His position comes even as another indigenous group, supported by the Emancipation Support Committee (ESC) through its Cross Rhodes Freedom Project, is making a call for the removal of Columbus’ statue in Port of Spain.
Bharath said he was invited by the ESC to make a statement at a recent indigenous ritual ceremony where the call for the removal of Columbus’ statue was made.
He said he made his position clear but it was drowned out.
Bharath said there remain several issues relating to the First Peoples which have not been addressed.
He said indigenous people of T&T were the ones most affected by the coming of Columbus in 1498.
He said it was 200 years after Columbus came, however, that the Spanish authorities began the decimation of the First Peoples.
“They forced them to give up their religion and their language. If they did not accept the new religion, they were sometimes put to death. Some of them fled and killed themselves,” he said.
“You hear about so many suicide points around the country. Many accepted the new religion because they did not want to face death or starvation.”
Bharath said only a fraction of the First Peoples remain today, most of them having intermarried.
Leader of another indigenous group, Queen of the Warao Nation, Donna Bermudez-Bovell, last week called on Port of Spain Mayor Joel Martinez to remove the statue of Columbus from Columbus Square and replace it with an indigenous freedom fighter.
The Warao Nation and the ESC have begun an online petition for support and thousands have responded.
Their calls to remove Columbus and other “racist” monuments comes after the removal of the statue of slave trader Edward Colston in Britain by Black Lives Matter protesters.
But Bharath cleared the air on the Santa Rosa First Peoples community’s position on the matter.
“I am not a Columbus fighter saying his statue must remain and neither am I asking for its removal,” he said yesterday.

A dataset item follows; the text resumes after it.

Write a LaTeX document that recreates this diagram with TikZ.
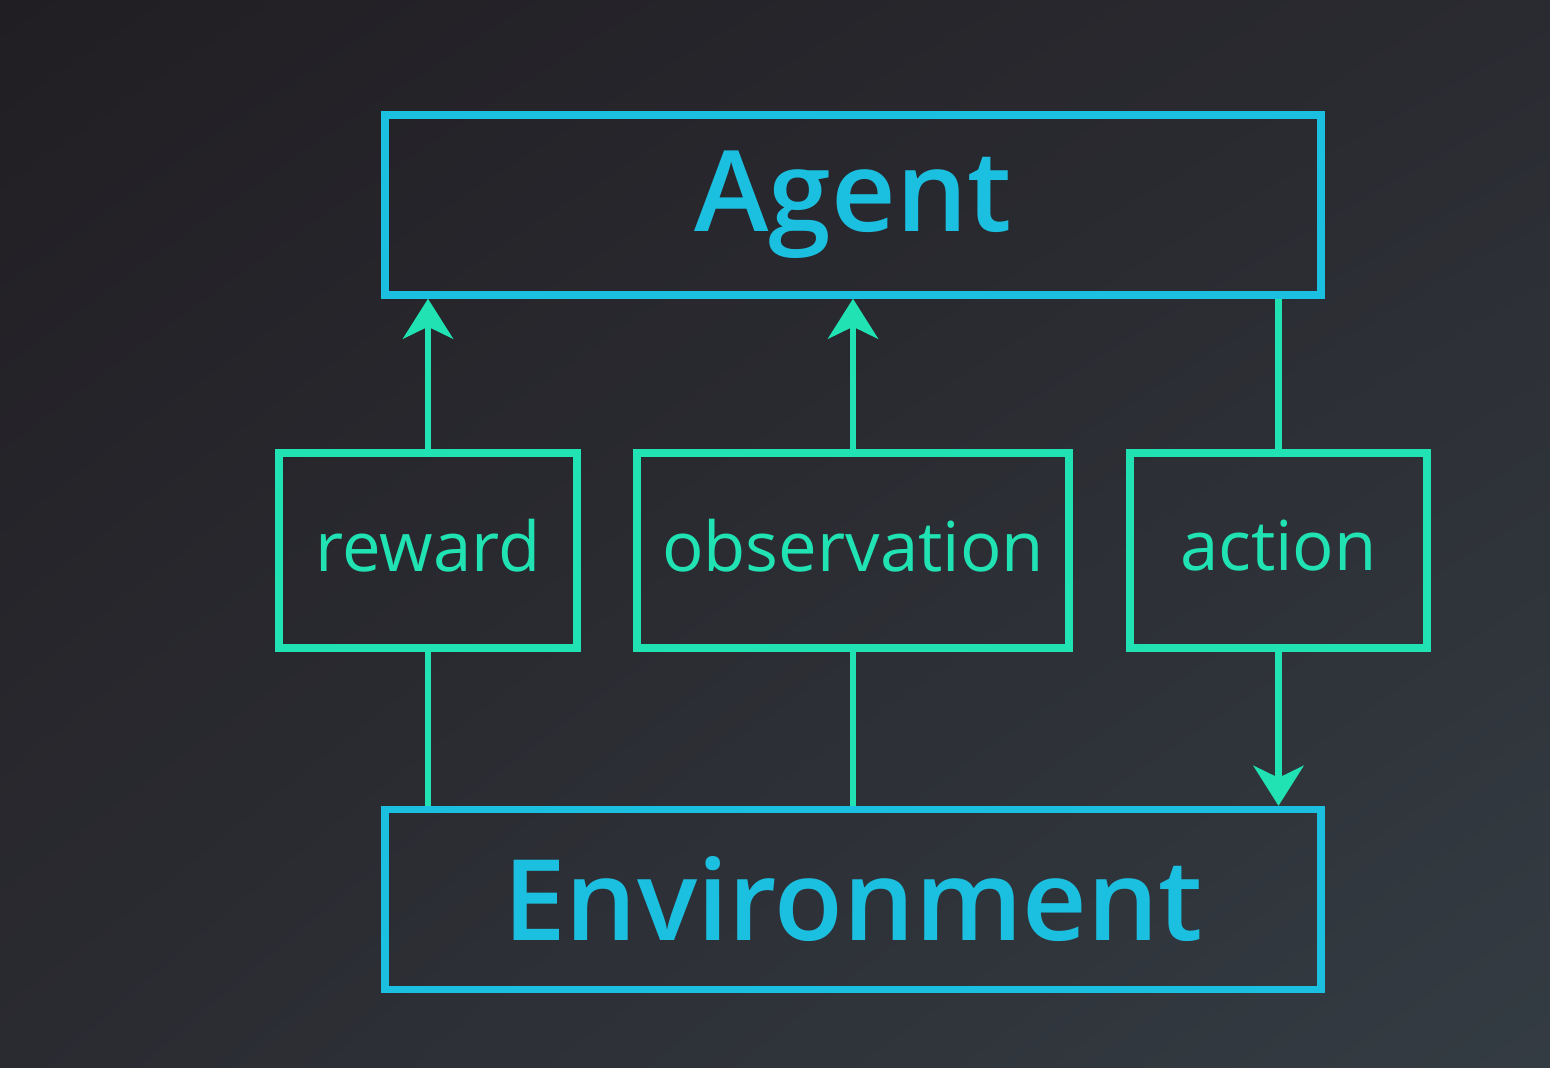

“How does the removal of Columbus’ statue improve the lives and the plight of the descendants of the First Peoples today?
“If it is just removing Columbus’ statue for the sake of removing it, I see no benefit and no merit. The removal must be replaced with something significant to advance our cause today.
“And if that cannot be done, it’s a waste of time in fighting for the removal of a statue. What is done is done. By removing Columbus’ statue we cannot undo the past.”
Bharath said they have already presented a model of a monument to a government committee concerning the removal of the bones of indigenous peoples during excavation works in the restoration of the Red House.
He claimed funding has been the cause of the keep back in the setting up of this monument, which comprises an indigenous figure and remains of the First Peoples.
The Red House, site of Parliament, is a colonial relic allegedly constructed on a burial site of indigenous peoples.
Bharath listed some present and ongoing issues affecting the First Peoples of Trinidad and Tobago.
He said even though the descendants of indigenous people were considered a small group, they want a political voice, both at the local and central government levels.
He said they were promised assistance to establish an Amerindian village in Blanchissuesse and, to date, were still struggling with this with a small UNESCO grant.
“There are funds in the Public Sector Investment Programme for this but nobody seems to be able to get this out.
“We have land issues. There are areas we would like to see protected which are now being destroyed by quarrying.
“If none of those things can’t be done, I don’t see what is the fuss about this Columbus statue,” he said.